How much should a remodeling company spend on digital marketing?
There’s no universal figure, but a common benchmark for service businesses is 5 to 10% of target revenue. More important than the total budget is how it’s allocated. Spending below a meaningful threshold on Google Ads in a competitive market means you won’t generate enough data to optimise and won’t be competitive in the auction. Start with a channel that has measurable returns, establish your cost per lead and close rate, then scale from there.
How do remodeling companies generate leads online?
The most reliable lead generation channels for remodelers are Google Search Ads, Google Local Services Ads, local SEO (including Google Business Profile optimisation), and content marketing targeting homeowners in the research phase. Referral programmes and email reactivation of past clients are also high-return activities that most remodeling businesses underinvest in.
Does SEO work for local remodeling companies?
Yes, and it’s one of the most durable lead sources available to local service businesses. The key components are an optimised Google Business Profile, consistent business listings across directories, location-specific service pages on your website, and content that answers the questions homeowners search for during the planning phase. SEO takes longer to build than paid search but creates compounding returns over time at a much lower marginal cost per lead.

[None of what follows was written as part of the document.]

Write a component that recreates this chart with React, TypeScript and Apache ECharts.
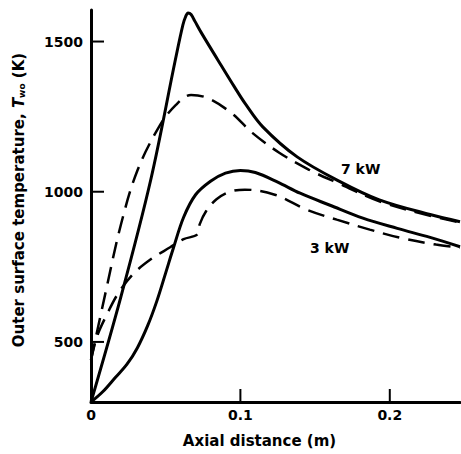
import React, { useEffect, useRef } from "react";
import * as echarts from "echarts";

// Axial distance (m) and outer surface temperature (K)
const kw7SolidX = [0, 0.02, 0.04, 0.0565, 0.0615, 0.0635, 0.065, 0.067, 0.0695, 0.074, 0.085, 0.096, 0.103, 0.115, 0.138, 0.167, 0.193, 0.227, 0.247];
const kw7SolidT = [300, 650, 1040, 1440, 1555, 1585, 1595, 1590, 1568, 1528, 1438, 1349, 1295, 1216, 1116, 1033, 973, 924, 900];

const kw7DashX = [0, 0.01, 0.02, 0.031, 0.046, 0.057, 0.067, 0.078, 0.094, 0.108, 0.126, 0.146, 0.167, 0.193, 0.227, 0.247];
const kw7DashT = [440, 670, 890, 1070, 1220, 1290, 1322, 1312, 1262, 1196, 1130, 1073, 1025, 968, 920, 898];

const kw3SolidX = [0, 0.008, 0.016, 0.024, 0.031, 0.038, 0.044, 0.05, 0.055, 0.062, 0.07, 0.08, 0.09, 0.1, 0.11, 0.125, 0.14, 0.16, 0.182, 0.205, 0.227, 0.247];
const kw3SolidT = [300, 335, 380, 425, 480, 555, 635, 730, 810, 915, 990, 1035, 1062, 1071, 1064, 1032, 995, 955, 912, 878, 848, 817];

const kw3DashX = [0, 0.004, 0.011, 0.018, 0.028, 0.04, 0.053, 0.062, 0.0712, 0.0728, 0.077, 0.084, 0.093, 0.103, 0.123, 0.1445, 0.1645, 0.1866, 0.2067, 0.231, 0.247];
const kw3DashT = [440, 518, 595, 660, 725, 775, 815, 842, 858, 892, 935, 975, 1000, 1007, 990, 940, 907, 874, 847, 824, 814];

const X_MIN = 0;
const X_MAX = 0.247;
const Y_MIN = 300;
const Y_MAX = 1605;
const xTickValues = [0, 0.1, 0.2];
const yTickValues = [500, 1000, 1500];
const curveLabels = ["7 kW", "3 kW"];

const FONT = "DejaVu Sans";

function pairs(xs: number[], ys: number[]) {
  return xs.map((x, i) => [x, ys[i]]);
}

export default function App() {
  const ref = useRef<HTMLDivElement>(null);
  useEffect(() => {
    if (!ref.current) return;
    const chart = echarts.init(ref.current, null, { renderer: "svg" });
    const solid = { color: "#000", width: 3, type: "solid" as const };
    const dashed = { color: "#000", width: 2.5, type: [17, 9] as any };
    const common = {
      type: "line" as const,
      showSymbol: false,
      symbol: "none",
      smooth: 0.35,
    };
    const TICK = 13;
    const labelText = { color: "#000", fontFamily: FONT, fontWeight: "bold" as const, fontSize: 14 };
    chart.setOption({
      animation: false,
      grid: { left: 91, right: 1, top: 10, bottom: 52 },
      title: [
        { text: curveLabels[0], left: 341, top: 162, padding: 0, textStyle: labelText },
        { text: curveLabels[1], left: 310, top: 241, padding: 0, textStyle: labelText },
      ],
      xAxis: {
        type: "value",
        min: X_MIN,
        max: X_MAX,
        name: "Axial distance (m)",
        nameLocation: "middle",
        nameGap: 31,
        nameTextStyle: { color: "#000", fontFamily: FONT, fontWeight: "bold", fontSize: 15, padding: [0, 32, 0, 0] },
        axisLine: { show: true, lineStyle: { color: "#000", width: 3 } },
        axisTick: { show: false },
        axisLabel: {
          customValues: xTickValues,
          color: "#000",
          fontFamily: FONT,
          fontWeight: "bold",
          fontSize: 14,
          margin: 6,
          formatter: (v: number) => (v === 0 ? "0" : v.toFixed(1)),
        },
        splitLine: { show: false },
      },
      yAxis: {
        type: "value",
        min: Y_MIN,
        max: Y_MAX,
        name: "Outer surface temperature, {i|T}{sub|wo} (K)",
        nameLocation: "middle",
        nameRotate: 90,
        nameGap: 65,
        nameTextStyle: {
          color: "#000",
          fontFamily: FONT,
          fontWeight: "bold",
          fontSize: 15,
          padding: [0, 0, 0, 12],
          rich: {
            i: { color: "#000", fontFamily: FONT, fontWeight: "bold", fontStyle: "italic", fontSize: 15 },
            sub: { color: "#000", fontFamily: FONT, fontWeight: "bold", fontSize: 9, verticalAlign: "bottom" },
          },
        },
        axisLine: { show: true, lineStyle: { color: "#000", width: 3 } },
        axisTick: { show: false },
        axisLabel: {
          customValues: yTickValues,
          color: "#000",
          fontFamily: FONT,
          fontWeight: "bold",
          fontSize: 14,
          margin: 8,
          formatter: (v: number) => String(v),
        },
        splitLine: { show: false },
      },
      series: [
        { ...common, name: "7 kW measured", data: pairs(kw7SolidX, kw7SolidT), lineStyle: solid },
        { ...common, name: "7 kW predicted", data: pairs(kw7DashX, kw7DashT), lineStyle: dashed },
        { ...common, name: "3 kW measured", data: pairs(kw3SolidX, kw3SolidT), lineStyle: solid },
        { ...common, name: "3 kW predicted", data: pairs(kw3DashX, kw3DashT), lineStyle: dashed },
        {
          type: "custom",
          data: yTickValues.map((v) => [X_MIN, v]),
          renderItem: (_p: any, api: any) => {
            const pt = api.coord([api.value(0), api.value(1)]);
            return { type: "line", shape: { x1: pt[0], y1: pt[1], x2: pt[0] + TICK, y2: pt[1] }, style: { stroke: "#000", lineWidth: 2 } };
          },
        },
        {
          type: "custom",
          data: xTickValues.filter((v) => v > X_MIN).map((v) => [v, Y_MIN]),
          renderItem: (_p: any, api: any) => {
            const pt = api.coord([api.value(0), api.value(1)]);
            return { type: "line", shape: { x1: pt[0], y1: pt[1], x2: pt[0], y2: pt[1] - TICK }, style: { stroke: "#000", lineWidth: 2 } };
          },
        },
      ],
    });
    return () => chart.dispose();
  }, []);
  return <div ref={ref} style={{ position: "fixed", left: 0, top: 0, width: 461, height: 454, background: "#fff" }} />;
}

How important are online reviews for remodeling businesses?
Reviews are one of the most commercially significant marketing assets a remodeling business has. They affect your local search ranking, your click-through rate from search results, and your conversion rate once a prospect lands on your profile or website. A systematic approach to requesting reviews from satisfied clients, combined with professional responses to all reviews including negative ones, has a measurable impact on inbound enquiry volume.